Tech tips: email timing courtesy

A partially-closed Mac laptop in the dark

Catching up on emails outside regular work hours? These handy tips can help you hit the right balance for yourself and your colleagues.

In an increasingly connected world, messages can be sent and received at all sorts of times, and places. Ringing sounds, chimes, little red dots, alert notifications, all prompt us to ‘pay attention’ and take action. But is this really for the best? Not always!

Especially now that many more of us are working from home, or working from home more often, we may need to take some extra steps to help protect our time ‘at home’, ‘at rest’ or ‘at play’ from work-related intrusions.

We also need to protect our colleagues. Seen a great article? Had an excellent idea? Remembered something? Finally catching up on that email query? These can all be good reasons to contact colleagues, and in an ideal world, we have all thought about ways to triage messages and customise notifications to suit what works for us, and help protect the time we need preserved. Sadly, this is not always the case.

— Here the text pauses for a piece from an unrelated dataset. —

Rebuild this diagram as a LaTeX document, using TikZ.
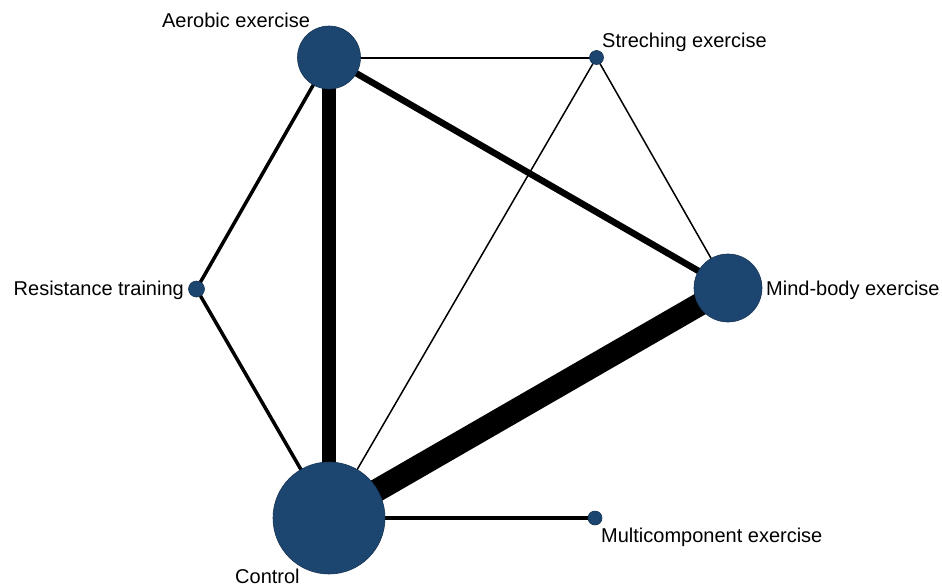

So, what can you do to help with that balance? Below are a few things to consider if your fingers are itching to catch up on emails after, or before, normal working hours.

Clarifying expectations

Receiving emails after working hours may not be inconvenient at all, if you know that you are not expected to do anything about them at that time, so if sending a message out of hours, it can help to flag when you are hoping for action or a response. Some people also find benefit in including a message as part of their email signature as an ‘explainer’ for out-of-hours communications, such as:

I work flexibly. If you have received this email outside of normal working hours, I am sending it at a time that suits me. I am not expecting you to read or reply until your normal working hours.

Draft now, send later

Clearing that email inbox or to do list can be a great feeling, but as you hit ‘reply’ or ‘send’ on email after email, if it is after hours, you can be adding to a perception or feeling of expectation about ‘working around the clock’. A better model can be to draft the email, but leave it in your ‘drafts’ folder until a more work-friendly hour, and send it then.

An added bonus of this approach is that, before you hit ‘send’ the next morning, or later that day, you can take a moment to reread what you have written. You may find that your ‘morning eyes’ are a bit more perceptive of typos, sentence clarity, diplomacy, or getting to the point more succinctly. Another alternative is to draft your email at the time that is convenient to you but time it to be sent automatically, at a preferred time during business hours. Outlook has settings to enable this, both for Mac and Windows computers.

And don’t forget, when it comes to protecting your own time, it is a great idea to customise your alerts and notifications to suit your work hours, and what you want to know and do, when!